It's always heartening to see a tyrant fall.  It reminds us that
tyrants are all paper tigers in the absence of the support or apathetic
consent of the people they rule.  This political truth is one that
people habitually forget — even in countries like America which were
founded on an absolute faith in this truth.

But something more important has been shown in Egypt over the past three
astonishing weeks.  We have seen a nation of decent, peaceable,
creative, idealistic, brave people . . . most of whom happen to be
Muslims.  It's no wonder that the lunatic fringe on the American right
is upset over this vision — demonizing Muslims is the cornerstone of
much of the foreign policy of that fringe.

But you cannot demonize the young people in the streets of Egypt right
now.  You cannot demonize their joy, their desire for freedom, their
humane methods, their sweetly earnest pride in who they are and what
they have done.  Even if their movement is hijacked by a new autocracy
or by fanatics — which is very hard to imagine happening — we have
seen surging crowds who represent the real Egypt, and they are not
fanatics, they are not violent, they are not anti-American.  They are
just good, dear people who want liberty and economic opportunity.

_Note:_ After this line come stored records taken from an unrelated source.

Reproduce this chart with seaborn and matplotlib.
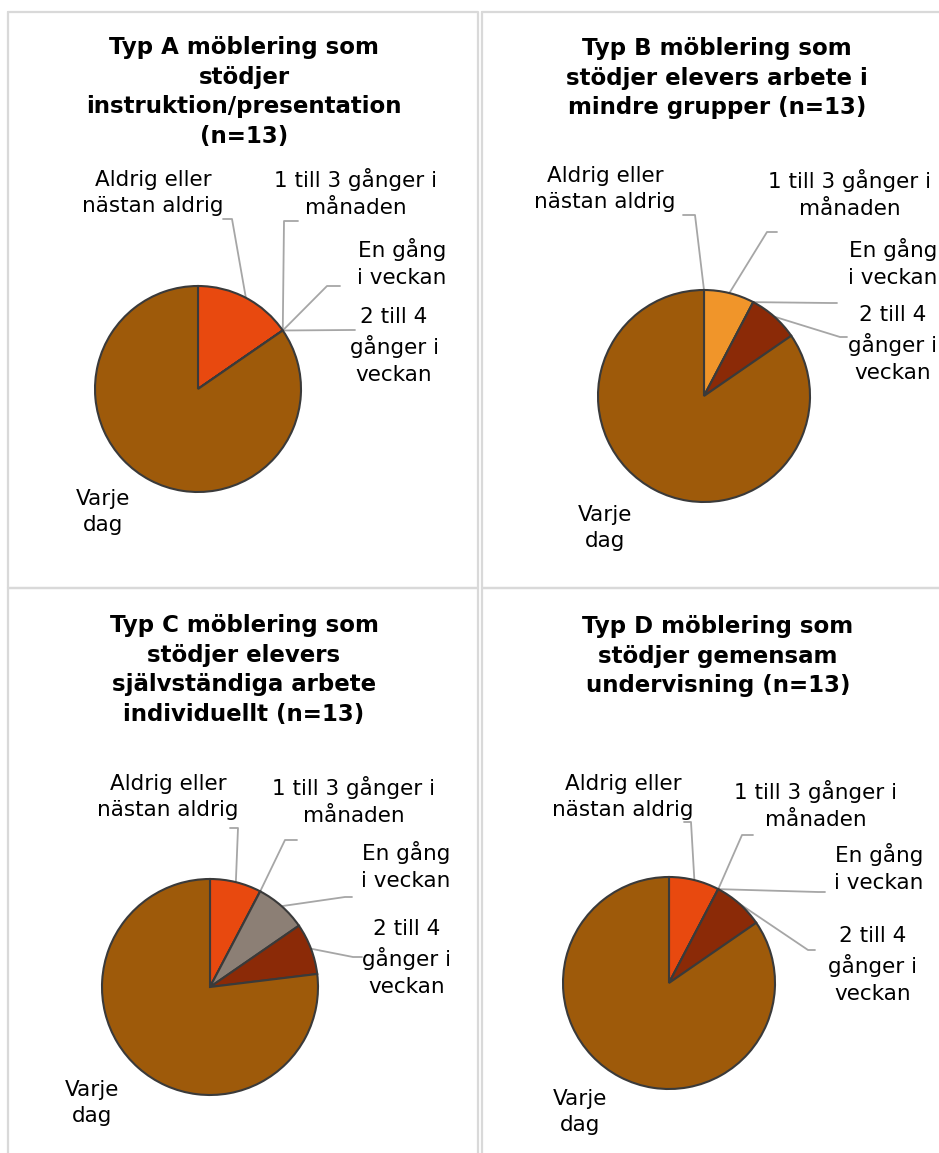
import numpy as np
import matplotlib.pyplot as plt
import seaborn as sns

# svarskategorier (same order in every pie, clockwise from the top)
categories = ["Aldrig eller\nnästan aldrig", "1 till 3 gånger i\nmånaden",
              "En gång\ni veckan", "2 till 4\ngånger i\nveckan", "Varje\ndag"]

titles = ["Typ A möblering som\nstödjer\ninstruktion/presentation\n(n=13)",
          "Typ B möblering som\nstödjer elevers arbete i\nmindre grupper (n=13)",
          "Typ C möblering som\nstödjer elevers\nsjälvständiga arbete\nindividuellt (n=13)",
          "Typ D möblering som\nstödjer gemensam\nundervisning (n=13)"]

# antal svar per kategori
typ_a = [2, 0, 0, 0, 11]
typ_b = [0, 1, 0, 1, 11]
typ_c = [1, 0, 1, 1, 10]
typ_d = [1, 0, 0, 1, 11]

colors = ["#E8490F", "#F0952A", "#8C7F75", "#8B2A07", "#9E5A0A"]

W, H = 939, 1153

sns.set_theme(style="white")
plt.rcParams['font.family'] = ['DejaVu Sans']
palette = sns.color_palette(colors)

def fy(y):
    # picture coords (y down) -> axes coords (y up)
    return H - y

# layout of each panel, in pixel coords of the picture
panels = [
    dict(data=typ_a, box=(8, 12, 478, 588), center=(198, 389), r=103,
         title=(244, 92),
         labels=[(153, 193), (356, 193), (402, 263), (394, 346), (103, 512)],
         leaders=[((223, 219), (232, 219)), ((298, 221), (284, 221)),
                  ((340, 286), (327, 286)), ((355, 330), (350, 330))]),
    dict(data=typ_b, box=(482, 12, 960, 588), center=(704, 396), r=106,
         title=(717, 78),
         labels=[(605, 189), (850, 194), (893, 263), (893, 344), (605, 528)],
         leaders=[((683, 215), (695, 215)), ((777, 232), (767, 232)),
                  ((837, 303), (830, 303)), ((847, 337), (840, 337))]),
    dict(data=typ_c, box=(8, 588, 478, 1180), center=(210, 987), r=108,
         title=(244, 670),
         labels=[(168, 797), (354, 801), (406, 866), (407, 958), (92, 1103)],
         leaders=[((230, 828), (238, 828)), ((297, 840), (285, 840)),
                  ((352, 897), (345, 897)), ((362, 957), (353, 957))]),
    dict(data=typ_d, box=(482, 588, 960, 1180), center=(669, 983), r=106,
         title=(718, 656),
         labels=[(623, 797), (816, 805), (879, 868), (873, 965), (580, 1112)],
         leaders=[((684, 822), (691, 822)), ((753, 835), (742, 835)),
                  ((825, 892), (818, 892)), ((815, 950), (808, 950))]),
]

fig = plt.figure(figsize=(W / 100, H / 100), dpi=100)
ax = fig.add_axes([0, 0, 1, 1])

for p, title in zip(panels, titles):
    x0, y0, x1, y1 = p['box']
    ax.plot([x0, x1, x1, x0, x0], [fy(y0), fy(y0), fy(y1), fy(y1), fy(y0)],
            color="#D9D9D9", lw=1.6, zorder=1)

    cx, cy = p['center']
    wedges, _ = ax.pie(p['data'], colors=palette, startangle=90,
                       counterclock=False, radius=p['r'],
                       center=(cx, fy(cy)), frame=True,
                       wedgeprops=dict(edgecolor="#3A3A3A", linewidth=1.5))

    ax.text(p['title'][0], fy(p['title'][1]), title, ha='center', va='center',
            fontsize=16.5, fontweight='bold', linespacing=1.36, color="#000000")

    for i, (lab, pos) in enumerate(zip(categories, p['labels'])):
        ax.text(pos[0], fy(pos[1]), lab, ha='center', va='center',
                multialignment='center', fontsize=15.5, linespacing=1.42,
                color="#000000")
        if i < 4:
            w = wedges[i]
            ang = np.deg2rad((w.theta1 + w.theta2) / 2)
            rx = cx + p['r'] * np.cos(ang)
            ry = fy(cy) + p['r'] * np.sin(ang)
            (a, e) = p['leaders'][i]
            ax.plot([a[0], e[0], rx], [fy(a[1]), fy(e[1]), ry],
                    color="#A6A6A6", lw=1.3, zorder=0.5)

ax.set_xlim(0, W)
ax.set_ylim(0, H)
ax.set_aspect('equal')
ax.axis('off')

fig.savefig("out.png", dpi=100, facecolor="white")
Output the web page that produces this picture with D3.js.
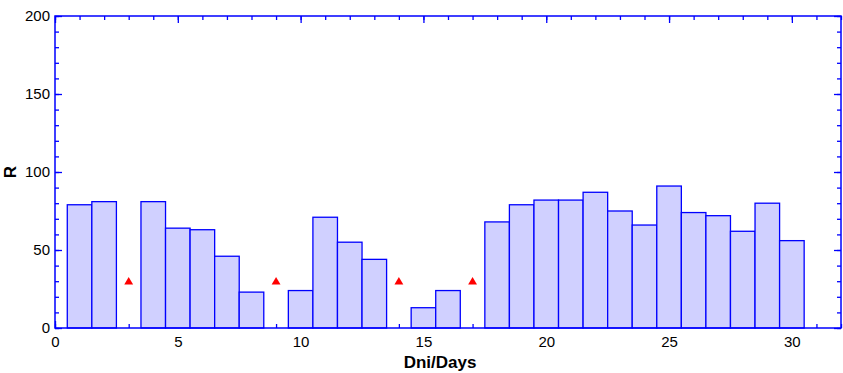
<!DOCTYPE html>
<html><head><meta charset="utf-8">
<script src="https://cdn.jsdelivr.net/npm/d3@7"></script>
<style>body{margin:0;background:#fff}svg{display:block}</style>
</head><body>
<svg id="c" width="843" height="373"></svg>
<script>
const days = [1,2,4,5,6,7,8,10,11,12,13,15,16,18,19,20,21,22,23,24,25,26,27,28,29,30];
const rValues = [79,81,81,64,63,46,23,24,71,55,44,13,24,68,79,82,82,87,75,66,91,74,72,62,80,56];
const missingDays = [3,9,14,17];
const missingLevel = [30,30,30,30];
const xMajorTicks = [0,5,10,15,20,25,30];
const yMajorTicks = [0,50,100,150,200];
const xLabel = "Dni/Days";
const yLabel = "R";

const W=843,H=373, L=55, R=841, T=16, B=328;
const blue="#0000ff";
const svg=d3.select("#c");
const x=d3.scaleLinear().domain([0,32]).range([L,R]);
const y=d3.scaleLinear().domain([0,200]).range([B,T]);
const font="'Liberation Sans', Arial, sans-serif";

function styleAxis(g){
  g.select(".domain").remove();
  g.selectAll("line").attr("stroke",blue).attr("stroke-width",1.3);
  g.selectAll("text").attr("font-family",font).attr("font-size",15).attr("fill","#000");
}
const xMinor=d3.range(0,33);
const yMinor=d3.range(0,201,10);
// minor ticks
svg.append("g").attr("transform",`translate(0,${B})`).call(d3.axisBottom(x).tickValues(xMinor).tickSize(-4).tickFormat("")).call(styleAxis);
svg.append("g").attr("transform",`translate(0,${T})`).call(d3.axisTop(x).tickValues(xMinor).tickSize(-4).tickFormat("")).call(styleAxis);
svg.append("g").attr("transform",`translate(${L},0)`).call(d3.axisLeft(y).tickValues(yMinor).tickSize(-4).tickFormat("")).call(styleAxis);
svg.append("g").attr("transform",`translate(${R},0)`).call(d3.axisRight(y).tickValues(yMinor).tickSize(-4).tickFormat("")).call(styleAxis);
// major ticks
svg.append("g").attr("transform",`translate(0,${B})`).call(d3.axisBottom(x).tickValues(xMajorTicks).tickSize(-7).tickPadding(8).tickFormat(d3.format("d"))).call(styleAxis);
svg.append("g").attr("transform",`translate(0,${T})`).call(d3.axisTop(x).tickValues(xMajorTicks).tickSize(-7).tickFormat("")).call(styleAxis);
svg.append("g").attr("transform",`translate(${L},0)`).call(d3.axisLeft(y).tickValues(yMajorTicks).tickSize(-7).tickPadding(5).tickFormat(d3.format("d"))).call(styleAxis);
svg.append("g").attr("transform",`translate(${R},0)`).call(d3.axisRight(y).tickValues(yMajorTicks).tickSize(-7).tickFormat("")).call(styleAxis);

// bars
svg.append("g").selectAll("rect").data(days).join("rect")
  .attr("x",(d)=>x(d-0.5)).attr("width",x(1)-x(0))
  .attr("y",(d,i)=>y(rValues[i])).attr("height",(d,i)=>y(0)-y(rValues[i]))
  .attr("fill","#d0d0ff").attr("stroke",blue).attr("stroke-width",1.3);

// missing markers
svg.append("g").selectAll("path").data(missingDays).join("path")
  .attr("d",d3.symbol(d3.symbolTriangle,34))
  .attr("transform",(d,i)=>`translate(${x(d)},${y(missingLevel[i])+0.8})`)
  .attr("fill","#ff0000");

// frame
svg.append("rect").attr("x",L).attr("y",T).attr("width",R-L).attr("height",B-T)
  .attr("fill","none").attr("stroke",blue).attr("stroke-width",1.5);

svg.append("text").attr("x",440).attr("y",368).attr("text-anchor","middle")
  .attr("font-family",font).attr("font-weight","bold").attr("font-size",17).text(xLabel);
svg.append("text").attr("transform",`translate(16,172) rotate(-90)`).attr("text-anchor","middle")
  .attr("font-family",font).attr("font-weight","bold").attr("font-size",17).text(yLabel);
</script>
</body></html>
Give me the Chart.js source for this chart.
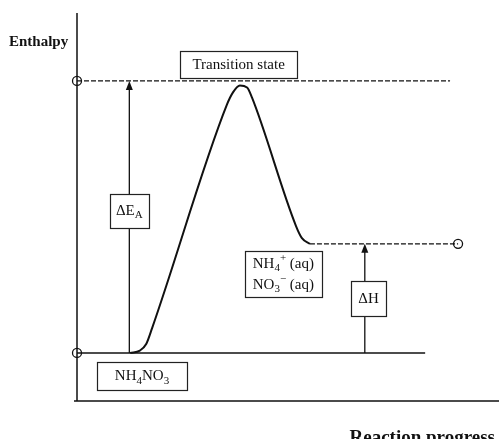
<!DOCTYPE html>
<html>
<head>
<meta charset="utf-8">
<script src="https://cdn.jsdelivr.net/npm/chart.js@4/dist/chart.umd.min.js"></script>
<style>
html,body{margin:0;padding:0;background:#fff;}
canvas{display:block;}
</style>
</head>
<body>
<canvas id="c" width="499" height="439"></canvas>
<script>
// ---- data (reaction progress 0-100, enthalpy 0-100, arbitrary units) ----
const progress = [12.6, 14.9, 16.4, 17.8, 35.5, 37.0, 38.6, 40.3, 41.5, 51.9, 53.3, 55.2];
const enthalpy = [12.4, 13.0, 14.7, 18.8, 76.3, 79.6, 81.3, 80.8, 78.1, 45.1, 42.0, 40.5];
const reactantLevel = 12.4;
const productLevel = 40.5;
const transitionLevel = 82.5;
const reactantLineEnd = 82.5;
const productLineEnd = 90.3;
const transitionLineEnd = 88.4;
const eaArrowX = 12.4;
const dhArrowX = 68.2;
const axisTitles = ["Enthalpy", "Reaction progress"];

// ---- labels (rich text segments) ----
const boxes = [
  {x: 38.3, y: 86.7, w: 117, h: 27, lines: [[{t: "Transition state"}]]},
  {x: 12.4, y: 49.0, w: 39, h: 34, lines: [[{t: "ΔE"}, {t: "A", sub: true}]]},
  {x: 15.4, y: 6.4, w: 90, h: 28, lines: [[{t: "NH"}, {t: "4", sub: true}, {t: "NO"}, {t: "3", sub: true}]]},
  {x: 48.9, y: 32.7, w: 77, h: 46, lines: [
    [{t: "NH"}, {t: "4", sub: true}, {t: "+", sup: true}, {t: " (aq)"}],
    [{t: "NO"}, {t: "3", sub: true}, {t: "−", sup: true}, {t: " (aq)"}]
  ]},
  {x: 69.1, y: 26.4, w: 35, h: 35, lines: [[{t: "ΔH"}]]}
];

const FONT = '"Liberation Serif", "DejaVu Serif", serif';

function segWidth(ctx, seg, size) {
  const s = (seg.sub || seg.sup) ? Math.round(size * 0.7) : size;
  ctx.font = s + 'px ' + FONT;
  return ctx.measureText(seg.t).width;
}
function drawRich(ctx, segs, cx, cy, size) {
  let total = 0;
  segs.forEach(s => total += segWidth(ctx, s, size));
  let x = cx - total / 2;
  ctx.textBaseline = 'middle';
  ctx.textAlign = 'left';
  segs.forEach(s => {
    const w = segWidth(ctx, s, size);
    let dy = 0;
    if (s.sub) dy = size * 0.3;
    if (s.sup) dy = -size * 0.35;
    ctx.fillText(s.t, x, cy + dy);
    x += w;
  });
}

const decor = {
  id: 'decor',
  afterDatasetsDraw(chart) {
    const ctx = chart.ctx;
    const xs = chart.scales.x, ys = chart.scales.y;
    const a = chart.chartArea;
    ctx.save();
    // axes
    ctx.strokeStyle = '#111';
    ctx.lineWidth = 1.5;
    ctx.beginPath();
    ctx.moveTo(a.left, a.top);
    ctx.lineTo(a.left, a.bottom);
    ctx.moveTo(a.left - 3, a.bottom);
    ctx.lineTo(a.right, a.bottom);
    ctx.stroke();
    // arrowheads
    ctx.fillStyle = '#111';
    [[eaArrowX, transitionLevel], [dhArrowX, productLevel]].forEach(p => {
      const px = xs.getPixelForValue(p[0]), py = ys.getPixelForValue(p[1]);
      ctx.beginPath();
      ctx.moveTo(px, py);
      ctx.lineTo(px - 3.5, py + 9);
      ctx.lineTo(px + 3.5, py + 9);
      ctx.closePath();
      ctx.fill();
    });
    // boxes
    boxes.forEach(b => {
      const cx = xs.getPixelForValue(b.x), cy = ys.getPixelForValue(b.y);
      const x0 = Math.round(cx - b.w / 2) + 0.5, y0 = Math.round(cy - b.h / 2) + 0.5;
      ctx.fillStyle = '#fff';
      ctx.fillRect(x0, y0, b.w, b.h);
      ctx.strokeStyle = '#222';
      ctx.lineWidth = 1.2;
      ctx.strokeRect(x0, y0, b.w, b.h);
      ctx.fillStyle = '#111';
      const n = b.lines.length;
      const lh = 21;
      b.lines.forEach((ln, i) => {
        drawRich(ctx, ln, cx, cy + (i - (n - 1) / 2) * lh, 15);
      });
    });
    // axis titles
    ctx.fillStyle = '#111';
    ctx.font = 'bold 15px ' + FONT;
    ctx.textAlign = 'left';
    ctx.textBaseline = 'middle';
    ctx.fillText(axisTitles[0], 9, 42);
    ctx.font = 'bold 19px ' + FONT;
    ctx.textAlign = 'right';
    ctx.textBaseline = 'alphabetic';
    ctx.fillText(axisTitles[1], 495, 443);
    ctx.restore();
  }
};

const seg = (x1, y1, x2, y2) => [{x: x1, y: y1}, {x: x2, y: y2}];
const lineStyle = (dash, w) => ({borderColor: '#111', borderWidth: w, borderDash: dash, pointRadius: 0, fill: false, clip: false, tension: 0});

new Chart(document.getElementById('c'), {
  type: 'line',
  data: {
    datasets: [
      Object.assign({label: 'curve', data: progress.map((p, i) => ({x: p, y: enthalpy[i]}))}, lineStyle([], 2), {cubicInterpolationMode: 'monotone'}),
      Object.assign({label: 'transition', data: seg(0, transitionLevel, transitionLineEnd, transitionLevel)}, lineStyle([5, 2], 1.3)),
      Object.assign({label: 'reactant', data: seg(0, reactantLevel, reactantLineEnd, reactantLevel)}, lineStyle([], 1.5)),
      Object.assign({label: 'product', data: seg(progress[progress.length - 1], productLevel, productLineEnd, productLevel)}, lineStyle([5, 2], 1.3)),
      Object.assign({label: 'ea', data: seg(eaArrowX, reactantLevel, eaArrowX, transitionLevel - 1)}, lineStyle([], 1.3)),
      Object.assign({label: 'dh', data: seg(dhArrowX, reactantLevel, dhArrowX, productLevel - 1)}, lineStyle([], 1.3)),
      {label: 'ends', type: 'scatter', data: [{x: 0, y: transitionLevel}, {x: 0, y: reactantLevel}, {x: productLineEnd, y: productLevel}],
       pointRadius: 4.5, pointBackgroundColor: '#fff', pointBorderColor: '#111', pointBorderWidth: 1.3, clip: false, showLine: false}
    ]
  },
  options: {
    responsive: false,
    animation: false,
    layout: {autoPadding: false, padding: {left: 77, top: 13, right: 0, bottom: 38}},
    plugins: {legend: {display: false}, tooltip: {enabled: false}},
    scales: {
      x: {type: 'linear', min: 0, max: 100, display: false},
      y: {type: 'linear', min: 0, max: 100, display: false}
    }
  },
  plugins: [decor]
});
</script>
</body>
</html>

Many of them hold religious views which we in the West would call
barbaric.  Slavery, enshrined in our Constitution, and the exclusion of
women from political power, back when America began its experiment in
democracy, were similarly barbaric .  But democracy, a free market for
ideas, is the only known road from such barbarism to an enlightened
society.  No other system of government has ever traveled it.

If the Egyptian people want democracy, they want a chance to change and
to grow — to be born again as a nation.  They know, in their hearts,
what we all know — that he not busy being born is busy dying.  Egypt
has decided to get on with the business of being born.